Словом: временное скрепление третьеиюньского блока чудодейственной силой возросшего барыша и даже приобщение к этому блоку новых элементов – таково будет в общем влияние подъема на имущие классы.
С другой стороны, если неосновательна, как мы видели, мысль, что экономический подъем отвлечет рабочих от политики, то столь же неосновательно было бы ожидать, что он сразу толкнет их на путь революции. Верхний слой пролетариата, носитель революционных традиций, обладает теперь драгоценным политическим опытом последнего десятилетия. А опыт учит ориентироваться, вырабатывает осторожность, укрепляет задерживающие центры. Передовые рабочие вступят на путь открытых революционных боев, лишь убедившись предварительно, что тяжелые пролетарские резервы пойдут за ними. А этого нельзя достигнуть одним ударом. За пятилетие, протекшее после 1905 г., поднялось новое рабочее поколение, почти незатронутое революцией. В огромных размерах выросло применение более покорного женского труда. К началу текущего года в одних только крупных промышленных центрах число женщин-работниц превышало 545 тысяч. На текстильных и табачных фабриках, на сахарных, кирпичных и даже цементных заводах идет систематическое вытеснение мужского труда женским. Количество женщин в фабрично-заводском пролетариате уже перевалило за 30 %. Сотни тысяч, миллионы раскрестьянившихся крестьян выбрасывает из себя по-революционная деревня. Только экономический подъем – и не мимолетный, а серьезный, – может весь этот огромный и разношерстный человеческий материал превратить в однородную массу, сознающую себя и действующую, как революционный класс. Ослабеет проклятый бич безработицы. Огромные кадры пролетарских новобранцев будут захвачены расширяющейся промышленностью и выварены в фабричном котле. Высокие и все растущие цены на предметы первой необходимости (факт колоссальной важности!) будут в обстановке торгово-промышленного оживления толкать рабочие массы на путь упорной экономической борьбы. Уже сейчас стачки охватывают наиболее отсталых рабочих, при чем женщины, по отзыву Совета фабрикантов центрального района, принимают в стачках «энергичное участие». Все данные свидетельствуют, что для рабочего класса наступает эпоха сплочения, оздоровления, повышения самочувствия, роста солидарности; эпоха классового воспитания, организационного строительства – эпоха собирания сил.

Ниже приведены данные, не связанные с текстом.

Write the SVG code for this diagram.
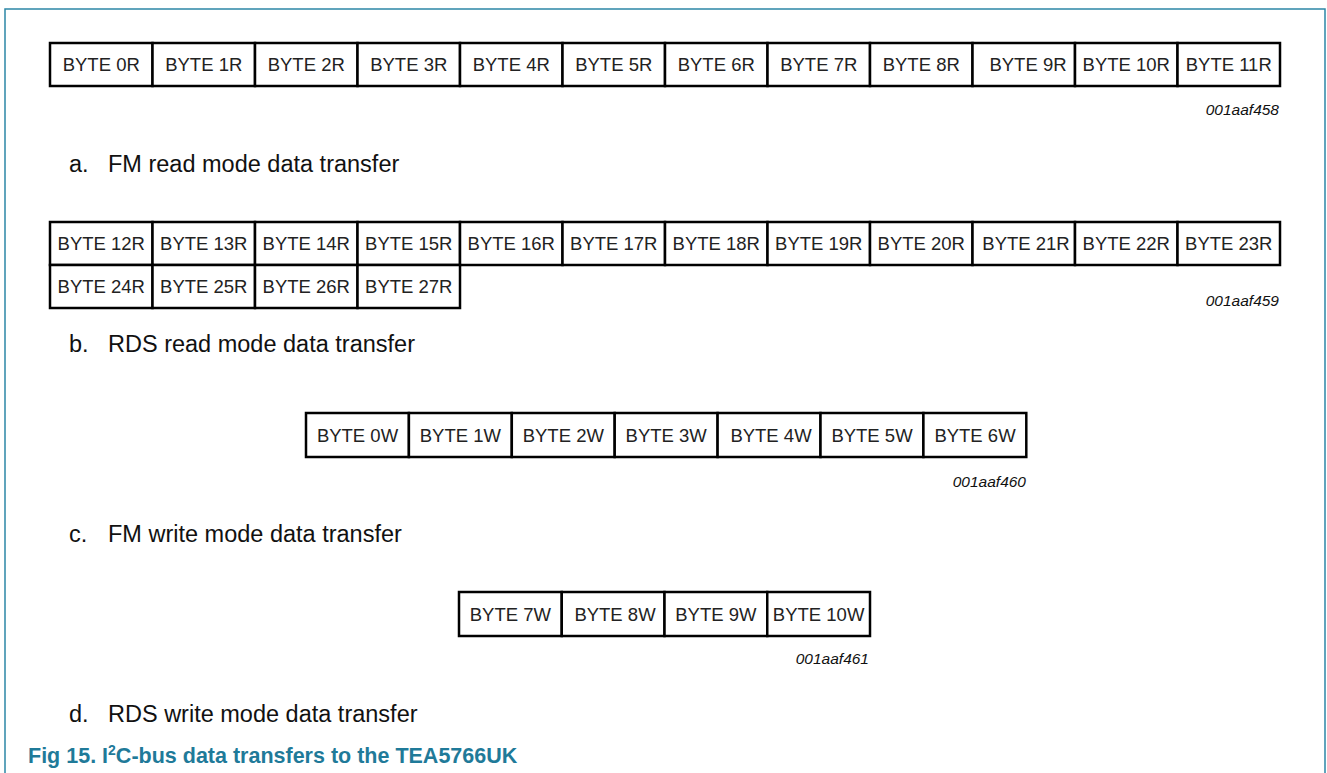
<svg xmlns="http://www.w3.org/2000/svg" width="1327" height="773" viewBox="0 0 1327 773">
<style>
.cell rect{fill:#fff;stroke:#000;stroke-width:2.5}
.cell text{font-family:"Liberation Sans",Arial,sans-serif;font-size:18.5px;fill:#222;text-anchor:middle}
.id{font-family:"Liberation Sans",Arial,sans-serif;font-size:15.5px;font-style:italic;fill:#111;text-anchor:end}
.cap{font-family:"Liberation Sans",Arial,sans-serif;font-size:23.5px;fill:#111}
.title{font-family:"Liberation Sans",Arial,sans-serif;font-size:21.5px;font-weight:bold;fill:#1f7a99}
</style>
<rect width="1327" height="773" fill="#fff"/>
<path d="M5,790 V9 H1325 V790" fill="none" stroke="#2c87a6" stroke-width="1.5"/>

<g id="rowA">
<g id="b0r" class="cell"><rect x="50" y="43" width="102.5" height="43"/><text x="101.25" y="71">BYTE 0R</text></g>
<g id="b1r" class="cell"><rect x="152.5" y="43" width="102.5" height="43"/><text x="203.75" y="71">BYTE 1R</text></g>
<g id="b2r" class="cell"><rect x="255" y="43" width="102.5" height="43"/><text x="306.25" y="71">BYTE 2R</text></g>
<g id="b3r" class="cell"><rect x="357.5" y="43" width="102.5" height="43"/><text x="408.75" y="71">BYTE 3R</text></g>
<g id="b4r" class="cell"><rect x="460" y="43" width="102.5" height="43"/><text x="511.25" y="71">BYTE 4R</text></g>
<g id="b5r" class="cell"><rect x="562.5" y="43" width="102.5" height="43"/><text x="613.75" y="71">BYTE 5R</text></g>
<g id="b6r" class="cell"><rect x="665" y="43" width="102.5" height="43"/><text x="716.25" y="71">BYTE 6R</text></g>
<g id="b7r" class="cell"><rect x="767.5" y="43" width="102.5" height="43"/><text x="818.75" y="71">BYTE 7R</text></g>
<g id="b8r" class="cell"><rect x="870" y="43" width="102.5" height="43"/><text x="921.25" y="71">BYTE 8R</text></g>
<g id="b9r" class="cell"><rect x="972.5" y="43" width="102.5" height="43"/><text x="1028" y="71">BYTE 9R</text></g>
<g id="b10r" class="cell"><rect x="1075" y="43" width="102.5" height="43"/><text x="1126.25" y="71">BYTE 10R</text></g>
<g id="b11r" class="cell"><rect x="1177.5" y="43" width="102.5" height="43"/><text x="1228.75" y="71">BYTE 11R</text></g>
</g>
<text class="id" x="1279" y="115">001aaf458</text>
<text class="cap" x="69" y="171.5">a.</text><text class="cap" x="108" y="171.5">FM read mode data transfer</text>

<g id="rowB">
<g id="b12r" class="cell"><rect x="50" y="222" width="102.5" height="43"/><text x="101.25" y="250">BYTE 12R</text></g>
<g id="b13r" class="cell"><rect x="152.5" y="222" width="102.5" height="43"/><text x="203.75" y="250">BYTE 13R</text></g>
<g id="b14r" class="cell"><rect x="255" y="222" width="102.5" height="43"/><text x="306.25" y="250">BYTE 14R</text></g>
<g id="b15r" class="cell"><rect x="357.5" y="222" width="102.5" height="43"/><text x="408.75" y="250">BYTE 15R</text></g>
<g id="b16r" class="cell"><rect x="460" y="222" width="102.5" height="43"/><text x="511.25" y="250">BYTE 16R</text></g>
<g id="b17r" class="cell"><rect x="562.5" y="222" width="102.5" height="43"/><text x="613.75" y="250">BYTE 17R</text></g>
<g id="b18r" class="cell"><rect x="665" y="222" width="102.5" height="43"/><text x="716.25" y="250">BYTE 18R</text></g>
<g id="b19r" class="cell"><rect x="767.5" y="222" width="102.5" height="43"/><text x="818.75" y="250">BYTE 19R</text></g>
<g id="b20r" class="cell"><rect x="870" y="222" width="102.5" height="43"/><text x="921.25" y="250">BYTE 20R</text></g>
<g id="b21r" class="cell"><rect x="972.5" y="222" width="102.5" height="43"/><text x="1026" y="250">BYTE 21R</text></g>
<g id="b22r" class="cell"><rect x="1075" y="222" width="102.5" height="43"/><text x="1126.25" y="250">BYTE 22R</text></g>
<g id="b23r" class="cell"><rect x="1177.5" y="222" width="102.5" height="43"/><text x="1228.75" y="250">BYTE 23R</text></g>
<g id="b24r" class="cell"><rect x="50" y="265" width="102.5" height="43"/><text x="101.25" y="293">BYTE 24R</text></g>
<g id="b25r" class="cell"><rect x="152.5" y="265" width="102.5" height="43"/><text x="203.75" y="293">BYTE 25R</text></g>
<g id="b26r" class="cell"><rect x="255" y="265" width="102.5" height="43"/><text x="306.25" y="293">BYTE 26R</text></g>
<g id="b27r" class="cell"><rect x="357.5" y="265" width="102.5" height="43"/><text x="408.75" y="293">BYTE 27R</text></g>
</g>
<text class="id" x="1279" y="306">001aaf459</text>
<text class="cap" x="69" y="352">b.</text><text class="cap" x="108" y="352">RDS read mode data transfer</text>

<g id="rowC">
<g id="b0w" class="cell"><rect x="306" y="413" width="102.9" height="44"/><text x="357.5" y="441.5">BYTE 0W</text></g>
<g id="b1w" class="cell"><rect x="408.9" y="413" width="102.9" height="44"/><text x="460.4" y="441.5">BYTE 1W</text></g>
<g id="b2w" class="cell"><rect x="511.8" y="413" width="102.9" height="44"/><text x="563.3" y="441.5">BYTE 2W</text></g>
<g id="b3w" class="cell"><rect x="614.7" y="413" width="102.9" height="44"/><text x="666.2" y="441.5">BYTE 3W</text></g>
<g id="b4w" class="cell"><rect x="717.6" y="413" width="102.9" height="44"/><text x="771" y="441.5">BYTE 4W</text></g>
<g id="b5w" class="cell"><rect x="820.5" y="413" width="102.9" height="44"/><text x="872" y="441.5">BYTE 5W</text></g>
<g id="b6w" class="cell"><rect x="923.4" y="413" width="102.9" height="44"/><text x="975" y="441.5">BYTE 6W</text></g>
</g>
<text class="id" x="1026" y="487">001aaf460</text>
<text class="cap" x="69" y="541.5">c.</text><text class="cap" x="108" y="541.5">FM write mode data transfer</text>

<g id="rowD">
<g id="b7w" class="cell"><rect x="459" y="592" width="102.75" height="44"/><text x="510.4" y="620.5">BYTE 7W</text></g>
<g id="b8w" class="cell"><rect x="561.75" y="592" width="102.75" height="44"/><text x="615" y="620.5">BYTE 8W</text></g>
<g id="b9w" class="cell"><rect x="664.5" y="592" width="102.75" height="44"/><text x="715.9" y="620.5">BYTE 9W</text></g>
<g id="b10w" class="cell"><rect x="767.25" y="592" width="102.75" height="44"/><text x="818.6" y="620.5">BYTE 10W</text></g>
</g>
<text class="id" x="869" y="664">001aaf461</text>
<text class="cap" x="69" y="721.5">d.</text><text class="cap" x="108" y="721.5">RDS write mode data transfer</text>

<g id="connectors"/>

<text class="title" x="28" y="763">Fig 15. I<tspan font-size="14px" dy="-8">2</tspan><tspan dy="8">C-bus data transfers to the TEA5766UK</tspan></text>
</svg>
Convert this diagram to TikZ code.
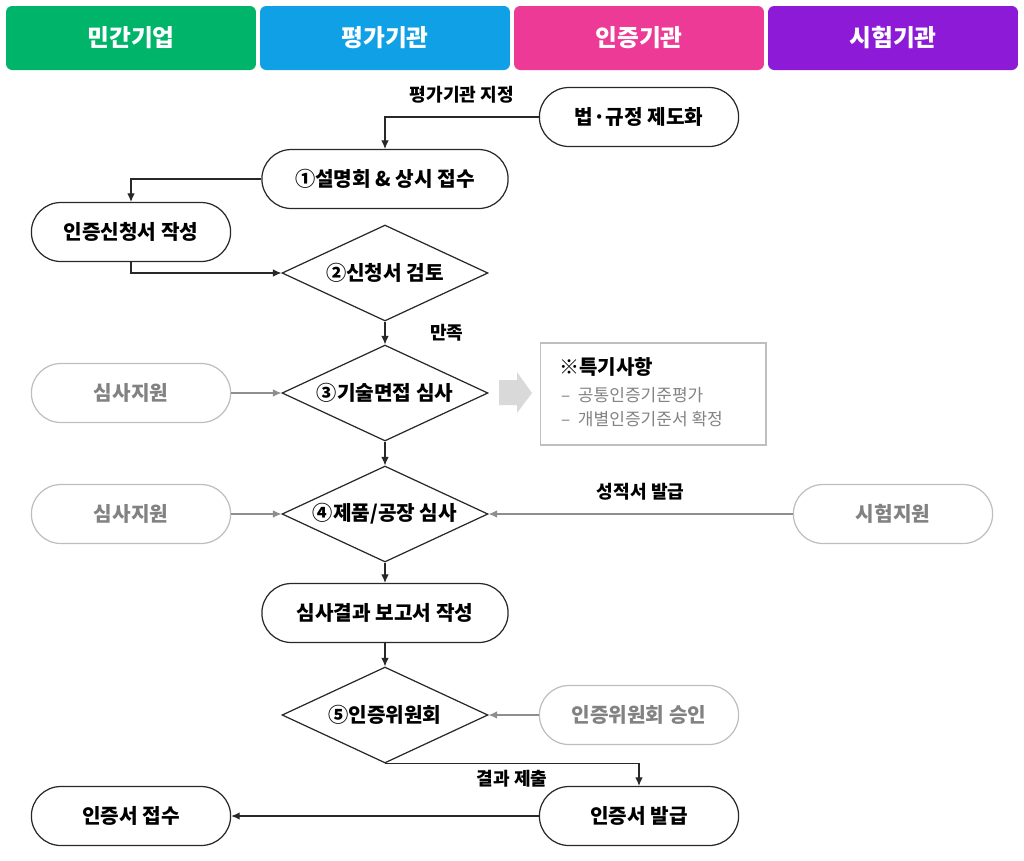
\documentclass[tikz,border=0pt]{standalone}
\usepackage{fontspec}
\setmainfont{Noto Sans CJK KR}
\usetikzlibrary{shapes.misc,shapes.geometric,arrows.meta}

\definecolor{cgreen}{RGB}{0,180,106}
\definecolor{cblue}{RGB}{15,160,230}
\definecolor{cpink}{RGB}{236,58,150}
\definecolor{cpurple}{RGB}{140,26,214}
\definecolor{cline}{RGB}{40,40,40}
\definecolor{csub}{RGB}{190,190,190}
\definecolor{csubtext}{RGB}{130,130,130}

\begin{document}
\begin{tikzpicture}[x=0.02cm, y=-0.02cm,
    head/.style={rectangle, rounded corners=3.5pt, minimum width=5cm, minimum height=1.28cm,
      text=white, font=\bfseries\fontsize{13.5}{15}\selectfont},
    proc/.style={rounded rectangle, draw=cline, line width=0.7pt, minimum width=4.22cm,
      minimum height=1.18cm, font=\bfseries\fontsize{11.5}{13}\selectfont},
    procw/.style={proc, minimum width=5.16cm},
    sub/.style={proc, draw=csub, text=csubtext},
    dec/.style={diamond, draw=cline, line width=0.7pt, inner sep=0pt, aspect=2.15,
      minimum width=4.12cm, minimum height=1.92cm, font=\bfseries\fontsize{11.5}{13}\selectfont},
    lbl/.style={font=\bfseries\fontsize{10.3}{12}\selectfont},
    flow/.style={-{Latex[length=1.7mm,width=1.5mm]}, line width=0.6pt, draw=cline},
    subflow/.style={flow, draw=csubtext!90}]
  \useasboundingbox (0,0) rectangle (1024,860);

  % lanes
  \node[head, fill=cgreen] (h1) at (131,38) {민간기업};
  \node[head, fill=cblue] (h2) at (385,38) {평가기관};
  \node[head, fill=cpink] (h3) at (639,38) {인증기관};
  \node[head, fill=cpurple] (h4) at (893,38) {시험기관};

  % main steps
  \node[proc] (law) at (639,117) {법·규정 제도화};
  \node[procw] (s1) at (385,179) {①설명회 \& 상시 접수};
  \node[proc] (apply) at (131,232) {인증신청서 작성};
  \node[dec] (s2) at (385,273) {②신청서 검토};
  \node[dec] (s3) at (385,393) {③기술면접 심사};
  \node[dec] (s4) at (385,514) {④제품/공장 심사};
  \node[procw] (report) at (385,613) {심사결과 보고서 작성};
  \node[dec] (s5) at (385,715) {⑤인증위원회};
  \node[proc] (issue) at (639,816) {인증서 발급};
  \node[proc] (receive) at (131,816) {인증서 접수};

  % support
  \node[sub] (sup1) at (131,393) {심사지원};
  \node[sub] (sup2) at (131,514) {심사지원};
  \node[sub] (test) at (893,514) {시험지원};
  \node[sub] (approve) at (639,715) {인증위원회 승인};

  % note
  \node[rectangle, draw=csub, line width=0.6pt, minimum width=4.52cm, minimum height=2.04cm] (note) at (653,394) {};
  \node[anchor=west, font=\bfseries\fontsize{11.4}{13}\selectfont] (notetitle) at (553,367) {※특기사항};
  \node[anchor=west, text=csubtext, font=\fontsize{9.7}{11}\selectfont] (noteA) at (555,395) {–\ \ 공통인증기준평가};
  \node[anchor=west, text=csubtext, font=\fontsize{9.7}{11}\selectfont] (noteB) at (555,419) {–\ \ 개별인증기준서 확정};
  \fill[gray!30] (499,380) -- (517,380) -- (517,372) -- (532,393) -- (517,413) -- (517,405) -- (499,405) -- cycle;

  % connectors
  \draw[flow] (law.west) -| (s1.north) node[lbl, pos=0.25, above=4pt] {평가기관 지정};
  \draw[flow] (s1.west) -| (apply.north);
  \draw[flow] (apply.south) |- (s2.west);
  \draw[flow] (s2.south) -- (s3.north) node[lbl, midway, right=22pt] {만족};
  \draw[flow] (s3.south) -- (s4.north);
  \draw[flow] (s4.south) -- (report.north);
  \draw[flow] (report.south) -- (s5.north);
  \draw[flow] (s5.south) -| (issue.north) node[lbl, pos=0.25, below=0pt] {결과 제출};
  \draw[flow] (issue.west) -- (receive.east);
  \draw[subflow] (sup1.east) -- (s3.west);
  \draw[subflow] (sup2.east) -- (s4.west);
  \draw[subflow] (test.west) -- (s4.east) node[lbl, midway, above=4pt] {성적서 발급};
  \draw[subflow] (approve.west) -- (s5.east);
\end{tikzpicture}
\end{document}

Чем значительнее и длительнее будет подъем, тем лучше и радикальнее он совершит эту огромную воспитательную работу. Но тем дальше он отодвинет эпоху открытых революционных конфликтов.
Только новый экономический кризис после эпохи капиталистического расцвета может создать новую революционную ситуацию (положение): он вскроет с удесятеренной силой все внутренние противоречия контрреволюционного режима, растравит временно-ослабленные антагонизмы в среде господствующих классов – и столкнет с ними пролетариат, выросший и окрепший в годы подъема.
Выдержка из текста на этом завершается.